Sin embargo, su aplicación sólo era posible si los diversos actores eclesiásticos aceptaban la negociación. Así, la provisión de Michoacán mostró que el desconocimiento de los obispos a la legitimidad del gobierno para presentar candidatos o para gestionar el patronato impediría cualquier acuerdo. Aún más, la de Puebla -con la que cierro este artículo- hizo evidente que la posibilidad de que la ley funcionara dependía de acuerdos no siempre posibles. Así, el proceso que llevó a la mitra a Becerra ofreció varias lecciones a los actores involucrados. La Santa Sede dejó claro que el nombramiento de obispo era una prerrogativa exclusivamente suya; el gobierno nacional se percató de que su papel en la presentación dependía del acuerdo con los cabildos; las elites locales se dieron cuenta de que no tenían voz efectiva en las provisiones y, finalmente, los canónigos constataron que ellos eran los actores clave en las provisiones diocesanas. No es casual que el cabildo de Chiapas haya tomado la iniciativa ante su vacante en 1853, y que Espinosa haya alcanzado el episcopado tapatío tras ser el primero de la lista capitular. En Puebla, el cabildo pudo darse cuenta de que recurrir a Roma era un modo de garantizar su preeminencia a la hora de nombrar obispos, y constató que la Santa Sede era una aliada en la defensa de la autonomía de la jerarquía eclesiástica en el gobierno de la Iglesia. La defensa de la jurisdicción eclesiástica, por tanto, estaba por encima de una ley que hacía fundamental un acuerdo entre la Iglesia y el Estado en México y en Roma para las provisiones capitulares.

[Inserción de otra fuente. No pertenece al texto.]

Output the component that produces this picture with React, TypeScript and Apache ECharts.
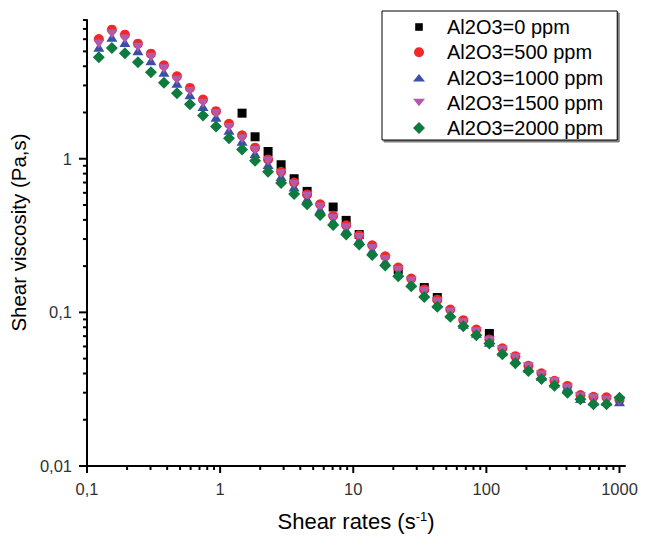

En suma, la ley tenía sus límites: la preeminencia de la Santa Sede en el nombramiento de obispos en la república, la fortaleza de los cabildos catedrales en el gobierno de sus diócesis, los afanes de una mejor carrera eclesiástica entre el clero y el papel de los nuevos obispos en la defensa de lo que juzgaron los derechos de la Iglesia.